The data that we are using to create the model that detects the spam messages is taken from http://www.dt.fee.unicamp.br/~tiago/smsspamcollection/, which contains 747 spam message samples, along with 4,827 non-spam messages.
These messages are taken from different sources and labeled with the category of spam and non-spam. If you open the downloaded file in Notepad or any text editor, it will be in the following format:
ham What you doing?how are you?
ham Ok lar... Joking wif u oni...
ham dun say so early hor... U c already then say...
ham MY NO. IN LUTON 0125698789 RING ME IF UR AROUND! H*
ham Siva is in hostel aha:-.
ham Cos i was out shopping with darren jus now n i called him 2 ask wat present he wan lor. Then he started guessing who i was wif n he finally guessed darren lor.

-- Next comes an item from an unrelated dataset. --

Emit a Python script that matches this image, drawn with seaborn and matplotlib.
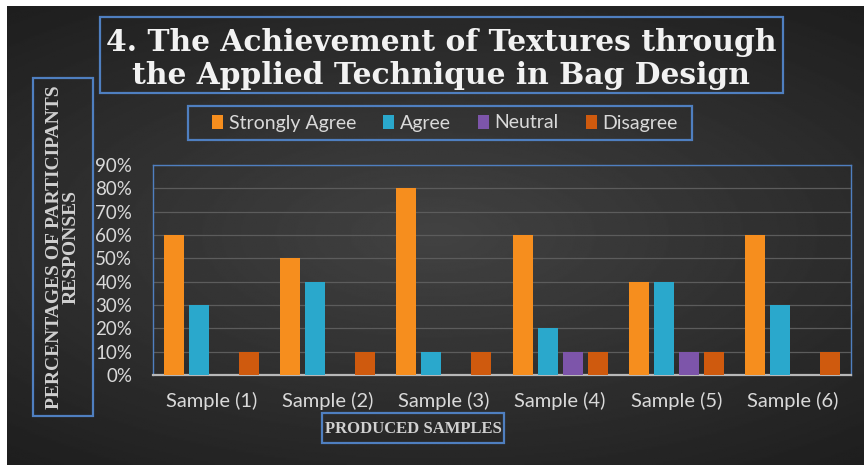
import numpy as np
import pandas as pd
import seaborn as sns
import matplotlib.pyplot as plt
from matplotlib.patches import Rectangle, Patch
from matplotlib.ticker import PercentFormatter

# data
samples = ["Sample (1)", "Sample (2)", "Sample (3)", "Sample (4)", "Sample (5)", "Sample (6)"]
strongly_agree = [60, 50, 80, 60, 40, 60]
agree = [30, 40, 10, 20, 40, 30]
neutral = [0, 0, 0, 10, 10, 0]
disagree = [10, 10, 10, 10, 10, 10]
responses = ["Strongly Agree", "Agree", "Neutral", "Disagree"]
colors = ["#F68E1E", "#2AA8CC", "#7D55AA", "#CF5A0E"]

df = pd.DataFrame({
    "Sample": samples * 4,
    "Response": [r for r in responses for _ in samples],
    "Value": [v / 100 for v in strongly_agree + agree + neutral + disagree],
})

sns.set_style("dark")
W, H = 864, 465
fig = plt.figure(figsize=(W / 100, H / 100), dpi=100, facecolor="white")

# dark radial background
bg = fig.add_axes([7 / W, 0, (W - 7) / W, (H - 6) / H])
yy, xx = np.mgrid[-1:1:300j, -1:1:500j]
r = np.sqrt((xx * 0.9) ** 2 + (yy * 1.1) ** 2)
bg.imshow(0.26 - 0.1 * np.clip(r, 0, 1.4), cmap="gray", vmin=0, vmax=1,
          aspect="auto", extent=[0, 1, 0, 1])
bg.set_axis_off()

def fbox(x0, y0, x1, y1):
    # pixel box (top-left origin) drawn in figure coords
    fig.patches.append(Rectangle((x0 / W, 1 - y1 / H), (x1 - x0) / W, (y1 - y0) / H,
                                 transform=fig.transFigure, fill=False,
                                 edgecolor="#4F7FC0", lw=1.6, zorder=5))

ax = fig.add_axes([153 / W, (H - 375) / H, (851 - 153) / W, (375 - 165) / H])
ax.patch.set_alpha(0)
sns.barplot(data=df, x="Sample", y="Value", hue="Response", palette=colors,
            width=0.86, gap=0.2, ax=ax, legend=False, saturation=1,
            edgecolor="none", linewidth=0, zorder=3)

ax.set_ylim(0, 0.9)
ax.set_yticks(np.arange(0, 0.91, 0.1))
ax.yaxis.set_major_formatter(PercentFormatter(1.0, decimals=0))
ax.grid(axis="y", color="#5C5C5C", lw=0.9, zorder=0)
ax.grid(axis="x", visible=False)
ax.tick_params(axis="y", length=0, pad=15, labelsize=13.5, labelcolor="#D9D9D9")
ax.tick_params(axis="x", length=0, pad=12, labelsize=14.5, labelcolor="#D9D9D9")
for lab in ax.get_xticklabels() + ax.get_yticklabels():
    lab.set_family("Lato")
ax.set_xlabel("")
ax.set_ylabel("")
for s in ax.spines.values():
    s.set_visible(True)
    s.set_color("#4F7FC0")
    s.set_linewidth(1.0)
ax.spines["bottom"].set_color("#B8B8B8")
ax.spines["bottom"].set_linewidth(1.6)

# title
fbox(100, 17, 783, 93)
fig.text(441 / W, 1 - 59 / H, "4. The Achievement of Textures through\nthe Applied Technique in Bag Design",
         ha="center", va="center", fontsize=21.4, fontweight="bold", family="DejaVu Serif",
         color="#F2F2F2", linespacing=1.2)

# legend
fbox(188, 106, 692, 140)
handles = [Patch(facecolor=c, edgecolor="none") for c in colors]
leg = fig.legend(handles, responses, loc="center", bbox_to_anchor=(445 / W, 1 - 123 / H),
                 ncol=4, frameon=False, handlelength=0.55, handleheight=0.75,
                 handletextpad=0.3, columnspacing=1.4,
                 prop={"family": "Lato", "size": 14})
for t in leg.get_texts():
    t.set_color("#D9D9D9")

# y axis title
fbox(33, 78, 93, 416)
fig.text(63 / W, 1 - 247 / H, "PERCENTAGES OF PARTICIPANTS\nRESPONSES", rotation=90,
         ha="center", va="center", fontsize=14, fontweight="bold",
         family="Liberation Serif", color="#D0D0D0", linespacing=1.0)

# x axis title
fbox(322, 413, 504, 443)
fig.text(413 / W, 1 - 429 / H, "PRODUCED SAMPLES", ha="center", va="center",
         fontsize=12, fontweight="bold", family="Liberation Serif", color="#D0D0D0")

fig.savefig("out.png", dpi=100, facecolor="white")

spam FreeMsg: Txt: CALL to No: 86888 & claim your reward of 3 hours talk time to use from your phone now! ubscribe6GBP/ mnth inc 3hrs 16 stop?txtStop
spam Sunshine Quiz! Win a super Sony DVD recorder if you can name the capital of Australia? Text MQUIZ to 82277. B
spam URGENT! Your Mobile No 07808726822 was awarded a L2,000 Bonus Caller Prize on 02/09/03! This is our 2nd attempt to contact YOU! Call 0871-872-9758 BOX95QU
In the preceding sample, we can see that every line starts with the category name and is followed by the actual message.